Exclude the pictures and reproduce the remaining data exactly as written.
──────── DATA LINES
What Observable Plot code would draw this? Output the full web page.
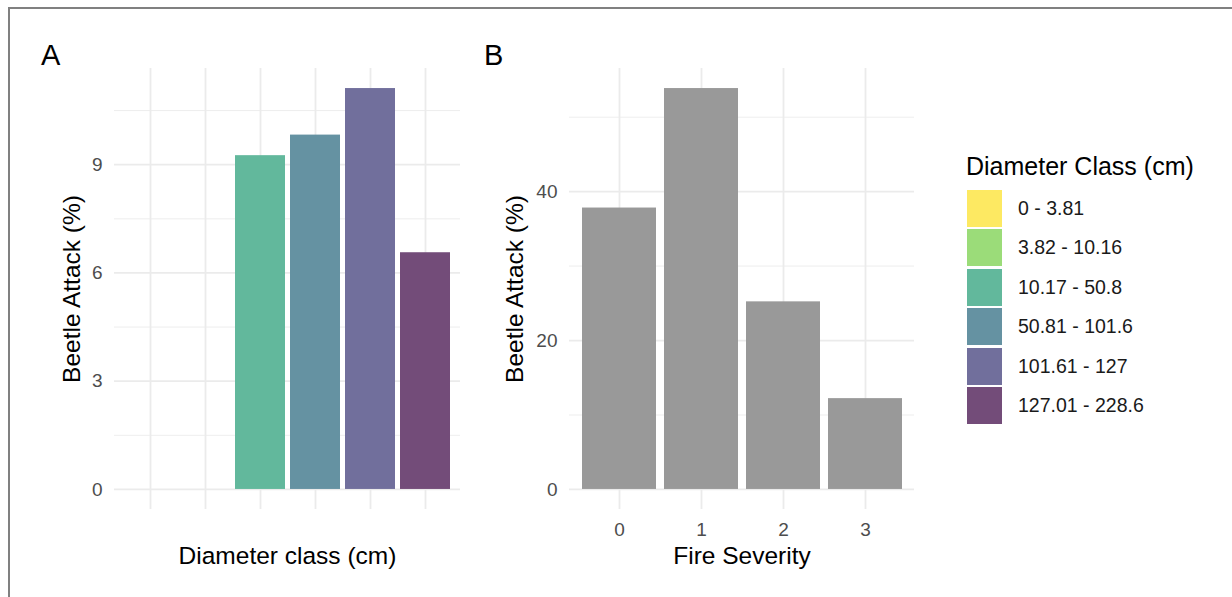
<!DOCTYPE html>
<html>
<head>
<meta charset="utf-8">
<script src="https://cdn.jsdelivr.net/npm/d3@7"></script>
<script src="https://cdn.jsdelivr.net/npm/@observablehq/plot@0.6"></script>
<style>
  html, body { margin: 0; padding: 0; background: #fff; }
  #wrap { position: relative; width: 1232px; height: 597px; overflow: hidden; background: #fff;
          font-family: "Liberation Sans", Arial, Helvetica, sans-serif; }
  #frame { position: absolute; left: 8px; top: 7px; right: -10px; bottom: -10px;
           border-top: 2px solid #808080; border-left: 2px solid #808080; }
  .panel { position: absolute; top: 0; }
  .tag { position: absolute; font-size: 29px; line-height: 29px; color: #000; }
  #legend { position: absolute; left: 966px; top: 0; }
  .ltitle { position: absolute; left: 0; top: 154px; font-size: 25px; line-height: 25px; white-space: nowrap; color: #000; }
  .key { position: absolute; left: 1px; width: 35px; height: 37px; }
  .klabel { position: absolute; left: 52px; font-size: 19.5px; line-height: 37px; white-space: nowrap; color: #1a1a1a; }
</style>
</head>
<body>
<div id="wrap">
  <div id="frame"></div>
  <div class="tag" style="left:41px; top:41px;">A</div>
  <div class="tag" style="left:484px; top:41px;">B</div>
  <div id="panelA" class="panel" style="left:0px;"></div>
  <div id="panelB" class="panel" style="left:455px;"></div>
  <div id="legend"></div>
</div>
<script>
// ---- data ----
const diameterClasses = ["0 - 3.81", "3.82 - 10.16", "10.17 - 50.8", "50.81 - 101.6", "101.61 - 127", "127.01 - 228.6"];
const diameterAttack = [null, null, 9.25, 9.82, 11.11, 6.56];
const classColors = ["#fde962", "#9bdc79", "#62b89c", "#6592a2", "#716f9c", "#734c79"];

const fireSeverity = ["0", "1", "2", "3"];
const fireAttack = [37.8, 53.85, 25.2, 12.2];
const fireColor = "#999999";

const yTicksA = [0, 3, 6, 9];
const yMinorA = [1.5, 4.5, 7.5, 10.5];
const yTicksB = [0, 20, 40];
const yMinorB = [10, 30, 50];

const titleA_y = "Beetle Attack (%)";
const titleA_x = "Diameter class (cm)";
const titleB_y = "Beetle Attack (%)";
const titleB_x = "Fire Severity";
const legendTitle = "Diameter Class (cm)";

// ---- tables ----
const dataA = diameterClasses.map((c, i) => ({cls: c, v: diameterAttack[i]})).filter(d => d.v != null);
const dataB = fireSeverity.map((s, i) => ({sev: s, v: fireAttack[i]}));

const gridCol = "#ebebeb";
const font = "Liberation Sans, Arial, Helvetica, sans-serif";
const tickFont = 19;
const titleFont = 24.5;

function padDomain(max) { const e = max * 0.05; return [-e, max + e]; }

const plotA = Plot.plot({
  width: 465, height: 597,
  marginLeft: 114, marginRight: 5, marginTop: 68, marginBottom: 88,
  style: {fontFamily: font, background: "transparent", overflow: "visible"},
  x: {type: "band", domain: diameterClasses, paddingInner: 0.1, paddingOuter: 0.15, axis: null},
  y: {domain: padDomain(d3.max(diameterAttack)), axis: null},
  color: {domain: diameterClasses, range: classColors},
  marks: [
    Plot.ruleY(yMinorA, {stroke: gridCol, strokeWidth: 0.9}),
    Plot.ruleY(yTicksA, {stroke: gridCol, strokeWidth: 1.8}),
    Plot.ruleX(diameterClasses, {x: d => d, stroke: gridCol, strokeWidth: 1.8}),
    Plot.barY(dataA, {x: "cls", y: "v", fill: "cls"}),
    Plot.axisY(yTicksA, {tickSize: 0, tickPadding: 12, fontSize: tickFont, color: "#4d4d4d", label: null}),
    Plot.text([titleA_y], {frameAnchor: "left", dx: -42, rotate: -90, fontSize: titleFont, fill: "#000", textAnchor: "middle", lineAnchor: "middle"}),
    Plot.text([titleA_x], {frameAnchor: "bottom", dy: 47, fontSize: titleFont, fill: "#000", textAnchor: "middle", lineAnchor: "middle"})
  ]
});
document.getElementById("panelA").appendChild(plotA);

const plotB = Plot.plot({
  width: 475, height: 597,
  marginLeft: 114, marginRight: 16, marginTop: 68, marginBottom: 88,
  style: {fontFamily: font, background: "transparent", overflow: "visible"},
  x: {type: "band", domain: fireSeverity, paddingInner: 0.1, paddingOuter: 0.15, axis: null},
  y: {domain: padDomain(d3.max(fireAttack)), axis: null},
  marks: [
    Plot.ruleY(yMinorB, {stroke: gridCol, strokeWidth: 0.9}),
    Plot.ruleY(yTicksB, {stroke: gridCol, strokeWidth: 1.8}),
    Plot.ruleX(fireSeverity, {x: d => d, stroke: gridCol, strokeWidth: 1.8}),
    Plot.barY(dataB, {x: "sev", y: "v", fill: fireColor}),
    Plot.axisY(yTicksB, {tickSize: 0, tickPadding: 12, fontSize: tickFont, color: "#4d4d4d", label: null}),
    Plot.axisX({tickSize: 0, tickPadding: 13, fontSize: tickFont, color: "#4d4d4d", label: null}),
    Plot.text([titleB_y], {frameAnchor: "left", dx: -54, rotate: -90, fontSize: titleFont, fill: "#000", textAnchor: "middle", lineAnchor: "middle"}),
    Plot.text([titleB_x], {frameAnchor: "bottom", dy: 47, fontSize: titleFont, fill: "#000", textAnchor: "middle", lineAnchor: "middle"})
  ]
});
document.getElementById("panelB").appendChild(plotB);

// ---- legend ----
const legend = document.getElementById("legend");
const lt = document.createElement("div");
lt.className = "ltitle";
lt.textContent = legendTitle;
legend.appendChild(lt);
diameterClasses.forEach((c, i) => {
  const top = 190 + i * 39.4;
  const k = document.createElement("div");
  k.className = "key";
  k.style.top = top + "px";
  k.style.background = classColors[i];
  legend.appendChild(k);
  const l = document.createElement("div");
  l.className = "klabel";
  l.style.top = top + "px";
  l.textContent = c;
  legend.appendChild(l);
});
</script>
</body>
</html>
────────────────
> **COMPLETED TASK**
What Observable Plot code would draw this? Output the full web page.
<!DOCTYPE html>
<html>
<head>
<meta charset="utf-8">
<script src="https://cdn.jsdelivr.net/npm/d3@7"></script>
<script src="https://cdn.jsdelivr.net/npm/@observablehq/plot@0.6"></script>
<style>
  html, body { margin: 0; padding: 0; background: #fff; }
  #wrap { position: relative; width: 1232px; height: 597px; overflow: hidden; background: #fff;
          font-family: "Liberation Sans", Arial, Helvetica, sans-serif; }
  #frame { position: absolute; left: 8px; top: 7px; right: -10px; bottom: -10px;
           border-top: 2px solid #808080; border-left: 2px solid #808080; }
  .panel { position: absolute; top: 0; }
  .tag { position: absolute; font-size: 29px; line-height: 29px; color: #000; }
  #legend { position: absolute; left: 966px; top: 0; }
  .ltitle { position: absolute; left: 0; top: 154px; font-size: 25px; line-height: 25px; white-space: nowrap; color: #000; }
  .key { position: absolute; left: 1px; width: 35px; height: 37px; }
  .klabel { position: absolute; left: 52px; font-size: 19.5px; line-height: 37px; white-space: nowrap; color: #1a1a1a; }
</style>
</head>
<body>
<div id="wrap">
  <div id="frame"></div>
  <div class="tag" style="left:41px; top:41px;">A</div>
  <div class="tag" style="left:484px; top:41px;">B</div>
  <div id="panelA" class="panel" style="left:0px;"></div>
  <div id="panelB" class="panel" style="left:455px;"></div>
  <div id="legend"></div>
</div>
<script>
// ---- data ----
const diameterClasses = ["0 - 3.81", "3.82 - 10.16", "10.17 - 50.8", "50.81 - 101.6", "101.61 - 127", "127.01 - 228.6"];
const diameterAttack = [null, null, 9.25, 9.82, 11.11, 6.56];
const classColors = ["#fde962", "#9bdc79", "#62b89c", "#6592a2", "#716f9c", "#734c79"];

const fireSeverity = ["0", "1", "2", "3"];
const fireAttack = [37.8, 53.85, 25.2, 12.2];
const fireColor = "#999999";

const yTicksA = [0, 3, 6, 9];
const yMinorA = [1.5, 4.5, 7.5, 10.5];
const yTicksB = [0, 20, 40];
const yMinorB = [10, 30, 50];

const titleA_y = "Beetle Attack (%)";
const titleA_x = "Diameter class (cm)";
const titleB_y = "Beetle Attack (%)";
const titleB_x = "Fire Severity";
const legendTitle = "Diameter Class (cm)";

// ---- tables ----
const dataA = diameterClasses.map((c, i) => ({cls: c, v: diameterAttack[i]})).filter(d => d.v != null);
const dataB = fireSeverity.map((s, i) => ({sev: s, v: fireAttack[i]}));

const gridCol = "#ebebeb";
const font = "Liberation Sans, Arial, Helvetica, sans-serif";
const tickFont = 19;
const titleFont = 24.5;

function padDomain(max) { const e = max * 0.05; return [-e, max + e]; }

const plotA = Plot.plot({
  width: 465, height: 597,
  marginLeft: 114, marginRight: 5, marginTop: 68, marginBottom: 88,
  style: {fontFamily: font, background: "transparent", overflow: "visible"},
  x: {type: "band", domain: diameterClasses, paddingInner: 0.1, paddingOuter: 0.15, axis: null},
  y: {domain: padDomain(d3.max(diameterAttack)), axis: null},
  color: {domain: diameterClasses, range: classColors},
  marks: [
    Plot.ruleY(yMinorA, {stroke: gridCol, strokeWidth: 0.9}),
    Plot.ruleY(yTicksA, {stroke: gridCol, strokeWidth: 1.8}),
    Plot.ruleX(diameterClasses, {x: d => d, stroke: gridCol, strokeWidth: 1.8}),
    Plot.barY(dataA, {x: "cls", y: "v", fill: "cls"}),
    Plot.axisY(yTicksA, {tickSize: 0, tickPadding: 12, fontSize: tickFont, color: "#4d4d4d", label: null}),
    Plot.text([titleA_y], {frameAnchor: "left", dx: -42, rotate: -90, fontSize: titleFont, fill: "#000", textAnchor: "middle", lineAnchor: "middle"}),
    Plot.text([titleA_x], {frameAnchor: "bottom", dy: 47, fontSize: titleFont, fill: "#000", textAnchor: "middle", lineAnchor: "middle"})
  ]
});
document.getElementById("panelA").appendChild(plotA);

const plotB = Plot.plot({
  width: 475, height: 597,
  marginLeft: 114, marginRight: 16, marginTop: 68, marginBottom: 88,
  style: {fontFamily: font, background: "transparent", overflow: "visible"},
  x: {type: "band", domain: fireSeverity, paddingInner: 0.1, paddingOuter: 0.15, axis: null},
  y: {domain: padDomain(d3.max(fireAttack)), axis: null},
  marks: [
    Plot.ruleY(yMinorB, {stroke: gridCol, strokeWidth: 0.9}),
    Plot.ruleY(yTicksB, {stroke: gridCol, strokeWidth: 1.8}),
    Plot.ruleX(fireSeverity, {x: d => d, stroke: gridCol, strokeWidth: 1.8}),
    Plot.barY(dataB, {x: "sev", y: "v", fill: fireColor}),
    Plot.axisY(yTicksB, {tickSize: 0, tickPadding: 12, fontSize: tickFont, color: "#4d4d4d", label: null}),
    Plot.axisX({tickSize: 0, tickPadding: 13, fontSize: tickFont, color: "#4d4d4d", label: null}),
    Plot.text([titleB_y], {frameAnchor: "left", dx: -54, rotate: -90, fontSize: titleFont, fill: "#000", textAnchor: "middle", lineAnchor: "middle"}),
    Plot.text([titleB_x], {frameAnchor: "bottom", dy: 47, fontSize: titleFont, fill: "#000", textAnchor: "middle", lineAnchor: "middle"})
  ]
});
document.getElementById("panelB").appendChild(plotB);

// ---- legend ----
const legend = document.getElementById("legend");
const lt = document.createElement("div");
lt.className = "ltitle";
lt.textContent = legendTitle;
legend.appendChild(lt);
diameterClasses.forEach((c, i) => {
  const top = 190 + i * 39.4;
  const k = document.createElement("div");
  k.className = "key";
  k.style.top = top + "px";
  k.style.background = classColors[i];
  legend.appendChild(k);
  const l = document.createElement("div");
  l.className = "klabel";
  l.style.top = top + "px";
  l.textContent = c;
  legend.appendChild(l);
});
</script>
</body>
</html>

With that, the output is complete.